The practical difference is in onset and duration. Generalized anxiety builds gradually and can persist for hours, days, or longer. Panic attacks hit suddenly and intensely but resolve faster. The techniques above work for both, because both involve the same underlying nervous system activation.
When It Might Not Be Anxiety
Anxiety attacks and heart attacks share several symptoms: chest pain, shortness of breath, dizziness, and nausea. Heart attacks often start slowly, with mild pain or discomfort that gradually worsens over several minutes, and these episodes may come and go before a more serious event. Women are more likely to experience less typical symptoms like back pain, jaw pain, and nausea rather than classic chest pressure.
If you’ve never had an anxiety attack before and are experiencing chest pain, or if something feels genuinely different from your usual anxiety symptoms, treat it as a medical emergency. The American Heart Association’s guidance is straightforward: when in doubt, err on the side of caution and get evaluated in an ER.
Preventing Future Attacks
The techniques above are for the moment of crisis. Reducing how often attacks happen requires a different approach. Regular practice of breathing exercises and progressive muscle relaxation, even when you feel calm, trains your nervous system to shift out of fight-or-flight mode more efficiently. Think of it like building a skill: the more you practice when stakes are low, the more automatic it becomes when stakes are high.

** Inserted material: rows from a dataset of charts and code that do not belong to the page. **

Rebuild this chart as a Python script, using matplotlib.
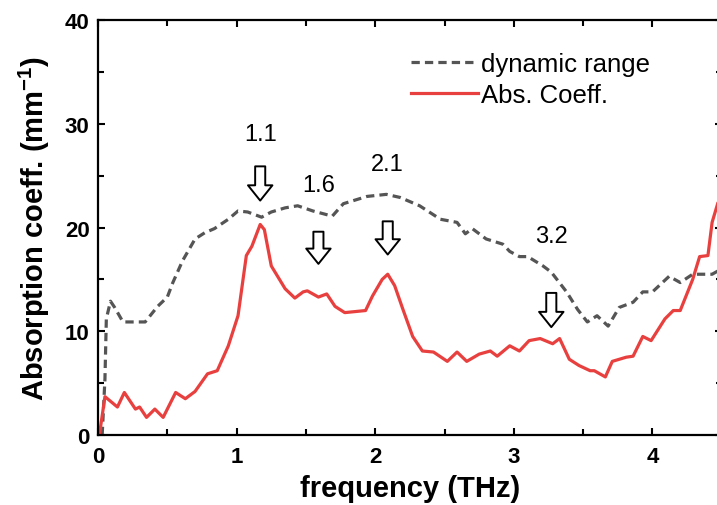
import matplotlib
matplotlib.use('Agg')
import matplotlib.pyplot as plt
from matplotlib.ticker import MultipleLocator

plt.rcParams['font.family'] = ['Liberation Sans', 'DejaVu Sans']
plt.rcParams['mathtext.fontset'] = 'custom'
plt.rcParams['mathtext.bf'] = 'Liberation Sans:bold'
plt.rcParams['mathtext.rm'] = 'Liberation Sans'

# red curve
freq_abs = [0.01, 0.05, 0.14, 0.19, 0.27, 0.30, 0.35, 0.41, 0.47, 0.56, 0.63, 0.70,
            0.79, 0.86, 0.94, 1.01, 1.07, 1.11, 1.17, 1.20, 1.25, 1.35, 1.42, 1.48,
            1.51, 1.59, 1.65, 1.71, 1.78, 1.93, 1.98, 2.05, 2.09, 2.14, 2.20, 2.27,
            2.34, 2.42, 2.52, 2.59, 2.66, 2.75, 2.83, 2.88, 2.97, 3.04, 3.11, 3.19,
            3.28, 3.33, 3.40, 3.47, 3.55, 3.58, 3.66, 3.71, 3.81, 3.86, 3.93, 3.99,
            4.09, 4.15, 4.20, 4.29, 4.34, 4.40, 4.43, 4.47]
abs_coeff = [0.0, 3.7, 2.7, 4.1, 2.5, 2.7, 1.7, 2.5, 1.7, 4.1, 3.5, 4.2,
             5.9, 6.2, 8.6, 11.5, 17.3, 18.2, 20.3, 19.8, 16.3, 14.1, 13.2, 13.8,
             13.9, 13.3, 13.6, 12.4, 11.8, 12.0, 13.4, 15.0, 15.5, 14.4, 12.1, 9.5,
             8.1, 8.0, 7.1, 8.0, 7.1, 7.8, 8.1, 7.6, 8.6, 8.1, 9.1, 9.3,
             8.8, 9.3, 7.3, 6.7, 6.2, 6.2, 5.6, 7.1, 7.5, 7.6, 9.5, 9.1,
             11.2, 12.0, 12.0, 15.0, 17.2, 17.3, 20.5, 22.3]

# gray dashed curve
freq_dr = [0.03, 0.05, 0.06, 0.09, 0.12, 0.18, 0.34, 0.43, 0.50, 0.54, 0.61, 0.70,
           0.77, 0.84, 0.94, 1.01, 1.08, 1.18, 1.25, 1.35, 1.44, 1.55, 1.69, 1.77,
           1.94, 2.08, 2.18, 2.32, 2.47, 2.59, 2.65, 2.70, 2.80, 2.92, 2.97, 3.04,
           3.10, 3.21, 3.27, 3.38, 3.46, 3.53, 3.60, 3.68, 3.76, 3.86, 3.93, 4.00,
           4.12, 4.20, 4.29, 4.43, 4.47]
dyn_range = [0.0, 5.4, 11.2, 12.9, 12.3, 10.9, 10.9, 12.4, 13.3, 14.7, 16.8, 18.9,
             19.5, 19.9, 20.8, 21.6, 21.5, 21.0, 21.5, 21.9, 22.1, 21.6, 21.1, 22.3,
             23.0, 23.2, 22.9, 22.1, 20.8, 20.5, 19.4, 19.9, 18.9, 18.4, 17.7, 17.2,
             17.2, 16.3, 15.7, 13.8, 12.1, 10.9, 11.5, 10.5, 12.3, 12.8, 13.8, 13.8,
             15.3, 14.7, 15.5, 15.5, 15.8]

# marked peaks: label, x, label y, arrow top, arrow tip
peak_labels = ['1.1', '1.6', '2.1', '3.2']
peak_x = [1.17, 1.59, 2.09, 3.27]
label_y = [29.0, 24.1, 26.1, 19.2]
arrow_top = [25.9, 19.6, 20.6, 13.7]
arrow_tip = [22.6, 16.5, 17.4, 10.4]

fig = plt.figure(figsize=(7.17, 5.06), dpi=100)
ax = fig.add_axes([0.1367, 0.1383, 0.870, 0.820])

ax.plot(freq_dr, dyn_range, color='#555555', lw=2.3, ls=(0, (2.6, 1.6)),
        label='dynamic range')
ax.plot(freq_abs, abs_coeff, color='#e8403e', lw=2.3, label='Abs. Coeff.')

for lab, x, ly, top, tip in zip(peak_labels, peak_x, label_y, arrow_top, arrow_tip):
    ax.text(x, ly, lab, ha='center', va='center', fontsize=17)
    ax.annotate('', xy=(x, tip), xytext=(x, top),
                arrowprops=dict(arrowstyle='simple,head_length=0.5,head_width=0.8,tail_width=0.33',
                                fc='white', ec='black', lw=1.4, shrinkA=0, shrinkB=0,
                                mutation_scale=22))

ax.set_xlim(0, 4.5)
ax.set_ylim(0, 40)
ax.xaxis.set_major_locator(MultipleLocator(1))
ax.xaxis.set_minor_locator(MultipleLocator(0.5))
ax.yaxis.set_major_locator(MultipleLocator(10))
ax.yaxis.set_minor_locator(MultipleLocator(5))
ax.tick_params(which='both', direction='in', top=True, right=True, width=1.5)
ax.tick_params(which='major', length=5, labelsize=16)
ax.tick_params(axis='x', which='major', pad=8)
ax.tick_params(axis='y', which='major', pad=6)
ax.tick_params(which='minor', length=4)
for lbl in ax.get_xticklabels() + ax.get_yticklabels():
    lbl.set_fontweight('bold')
for sp in ax.spines.values():
    sp.set_linewidth(1.6)

ax.set_xlabel('frequency (THz)', fontsize=21, fontweight='bold', labelpad=5)
ax.set_ylabel(r'Absorption coeff. (mm$^{\mathbf{-1}}$)', fontsize=21,
              fontweight='bold', labelpad=9)

ax.legend(loc='upper left', bbox_to_anchor=(0.465, 0.98), frameon=False, fontsize=18.5,
          handlelength=2.6, handletextpad=0.12, labelspacing=0.3)

fig.savefig('out.png', dpi=100)
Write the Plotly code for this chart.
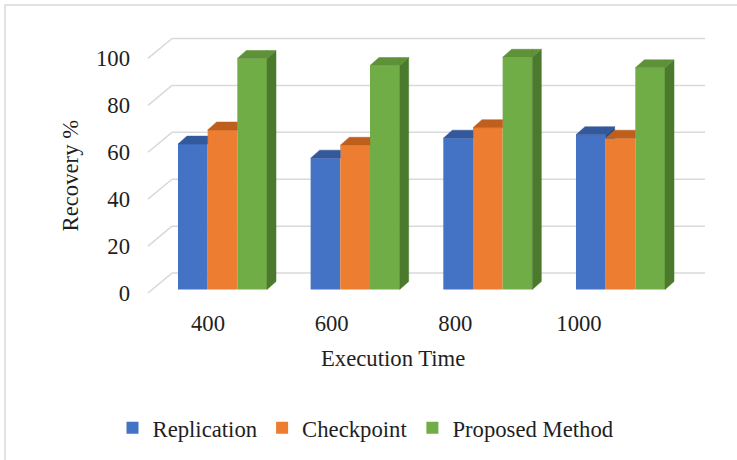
import plotly.graph_objects as go

# ---------------- data ----------------
categories = ["400", "600", "800", "1000"]
series_names = ["Replication", "Checkpoint", "Proposed Method"]
replication = [62, 56, 64.5, 66]
checkpoint = [68, 61.5, 69, 64.5]
proposed = [98.5, 95.5, 99, 94.5]
y_ticks = [0, 20, 40, 60, 80, 100]

series_values = [replication, checkpoint, proposed]
front_colors = ["#4472C4", "#ED7D31", "#70AD47"]
top_colors = ["#34589C", "#BE5F1E", "#5E9138"]
side_colors = ["#2C4C86", "#A4501A", "#4B7A2C"]

# ---------------- geometry (styling constants) ----------------
W, H = 737, 460
L, R, T, B = 148, 32, 30, 160
PW = W - L - R          # plot width px
PH = H - T - B          # plot height px
PXU = 2.355             # px per y unit
ZERO_PX = 260.5         # px from plot top to bar base
X_RANGE = [-0.5615, 3.637]
Y_RANGE = [-(PH - ZERO_PX) / PXU, ZERO_PX / PXU]
LBL_SHIFT = 3.5 / PXU   # front edge (labels) sits slightly lower than bar base
Y2_RANGE = [Y_RANGE[0] + LBL_SHIFT, Y_RANGE[1] + LBL_SHIFT]
BW = 0.2237             # bar width in x units
DX = 9 / 132.67         # depth shift in x units
DY = 8 / PXU            # depth shift in y units
BACK_DY = 7.0           # back-wall offset in y units
BACK_X = 24 / PW        # back-wall offset in paper units

FONT = "Liberation Serif"
FS = 22.7
TXT = "#1f1f1f"
GRID = "#d9d9d9"


def clip_above(poly, c):
    """Clip polygon to the half-plane y >= c (Sutherland-Hodgman)."""
    out = []
    n = len(poly)
    for k in range(n):
        p, q = poly[k], poly[(k + 1) % n]
        pin, qin = p[1] >= c, q[1] >= c
        if pin:
            out.append(p)
        if pin != qin:
            t = (c - p[1]) / (q[1] - p[1])
            out.append((p[0] + t * (q[0] - p[0]), c))
    return out


def add_poly(xs, ys, poly):
    if len(poly) < 3:
        return
    for px, py in poly:
        xs.append(px)
        ys.append(py)
    xs.append(poly[0][0])
    ys.append(poly[0][1])
    xs.append(None)
    ys.append(None)


fig = go.Figure()

# front faces as bars
for i, (name, vals) in enumerate(zip(series_names, series_values)):
    fig.add_trace(go.Bar(
        x=list(range(len(categories))), y=vals, name=name,
        width=BW, offset=-1.5 * BW + i * BW,
        marker=dict(color=front_colors[i], line=dict(width=0)),
        hoverinfo="skip",
    ))

# top and side faces derived from the same values
for i, vals in enumerate(series_values):
    tx, ty, sx, sy = [], [], [], []
    for g, v in enumerate(vals):
        left = g - 1.5 * BW + i * BW
        right = left + BW
        nxt = series_values[i + 1][g] if i + 1 < len(series_values) else 0
        add_poly(tx, ty, [(left, v), (right, v), (right, v + DY), (left + DX, v + DY)])
        add_poly(tx, ty, clip_above([(right, v), (right + DX, v + DY), (right, v + DY)], nxt))
        add_poly(sx, sy, clip_above([(right, 0), (right + DX, DY), (right + DX, v + DY), (right, v)], nxt))
    fig.add_trace(go.Scatter(x=sx, y=sy, fill="toself", mode="lines",
                             line=dict(width=0.5, color=side_colors[i]),
                             fillcolor=side_colors[i], showlegend=False, hoverinfo="skip"))
    fig.add_trace(go.Scatter(x=tx, y=ty, fill="toself", mode="lines",
                             line=dict(width=0.5, color=top_colors[i]),
                             fillcolor=top_colors[i], showlegend=False, hoverinfo="skip"))

# invisible traces registering the label axes
fig.add_trace(go.Scatter(x=list(range(len(categories))), y=[0] * len(categories),
                         xaxis="x2", yaxis="y", mode="markers",
                         marker=dict(opacity=0), showlegend=False, hoverinfo="skip"))
fig.add_trace(go.Scatter(x=[0], y=[0], xaxis="x", yaxis="y2", mode="markers",
                         marker=dict(opacity=0), showlegend=False, hoverinfo="skip"))

# wall gridlines (back wall + left wall diagonals)
shapes = []
for v in y_ticks:
    shapes.append(dict(type="line", xref="paper", yref="y", x0=BACK_X, x1=1,
                       y0=v + BACK_DY, y1=v + BACK_DY, layer="below",
                       line=dict(color=GRID, width=1.5)))
    shapes.append(dict(type="line", xref="paper", yref="y2", x0=0, x1=BACK_X,
                       y0=v, y1=v + BACK_DY + LBL_SHIFT, layer="below",
                       line=dict(color=GRID, width=1.5)))
# chart border
shapes.append(dict(type="rect", xref="paper", yref="paper",
                   x0=(5 - L) / PW, x1=(W + 10 - L) / PW,
                   y0=(PH - (H + 10 - T)) / PH, y1=(PH - (5 - T)) / PH,
                   line=dict(color=GRID, width=1.5), layer="below"))

fig.update_layout(
    width=W, height=H,
    margin=dict(l=L, r=R, t=T, b=B),
    paper_bgcolor="white", plot_bgcolor="rgba(0,0,0,0)",
    barmode="overlay",
    font=dict(family=FONT, size=FS, color=TXT),
    xaxis=dict(range=X_RANGE, showticklabels=False, showgrid=False,
               zeroline=False, showline=False, ticks="", fixedrange=True),
    xaxis2=dict(domain=[0, (638 - L) / PW], anchor="y",
                range=[-(208 - L) / 123.67, (638 - 208) / 123.67],
                tickvals=list(range(len(categories))), ticktext=categories,
                showgrid=False, zeroline=False, showline=False, ticks="",
                ticklabelstandoff=8, tickfont=dict(family=FONT, size=FS, color=TXT),
                fixedrange=True),
    yaxis=dict(range=Y_RANGE, showticklabels=False, showgrid=False, zeroline=False,
               showline=False, ticks="", fixedrange=True),
    yaxis2=dict(range=Y2_RANGE, overlaying="y", side="left", anchor="x",
                tickvals=y_ticks, showgrid=False, zeroline=False,
                showline=False, ticks="", ticklabelstandoff=17,
                tickfont=dict(family=FONT, size=FS, color=TXT), fixedrange=True),
    shapes=shapes,
    annotations=[
        dict(text="Execution Time", xref="paper", yref="paper",
             x=(393 - L) / PW, y=(PH - (360 - T)) / PH,
             xanchor="center", yanchor="middle", showarrow=False,
             font=dict(family=FONT, size=FS, color=TXT)),
        dict(text="Recovery %", xref="paper", yref="paper",
             x=(70 - L) / PW, y=(PH - (176 - T)) / PH, textangle=-90,
             xanchor="center", yanchor="middle", showarrow=False,
             font=dict(family=FONT, size=FS, color=TXT)),
    ],
    legend=dict(orientation="h", x=(366 - L) / PW, xanchor="center",
                y=(PH - (428 - T)) / PH, yanchor="middle",
                font=dict(family=FONT, size=FS, color=TXT), bgcolor="rgba(0,0,0,0)",
                itemwidth=30),
    showlegend=True,
)

fig.write_html("out.html", config={"displayModeBar": False},
               post_script="document.body.style.margin='0';")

Cognitive reappraisal, the habit of examining anxious thoughts and testing them against evidence, is a core component of cognitive behavioral therapy and one of the most effective long-term strategies. It doesn’t mean dismissing your fears. It means learning to notice when your brain is predicting catastrophe and checking whether the evidence supports that prediction.
For people with frequent panic attacks, medication can help. Benzodiazepines work within 30 to 60 minutes and are sometimes prescribed for as-needed use, though they carry a risk of dependence with regular use. Beta-blockers can blunt the physical symptoms of short-term anxiety. Longer-term medications like SSRIs take weeks to reach full effect but reduce the overall frequency and severity of attacks without the dependency concerns. A mental health provider can help determine which approach fits your situation.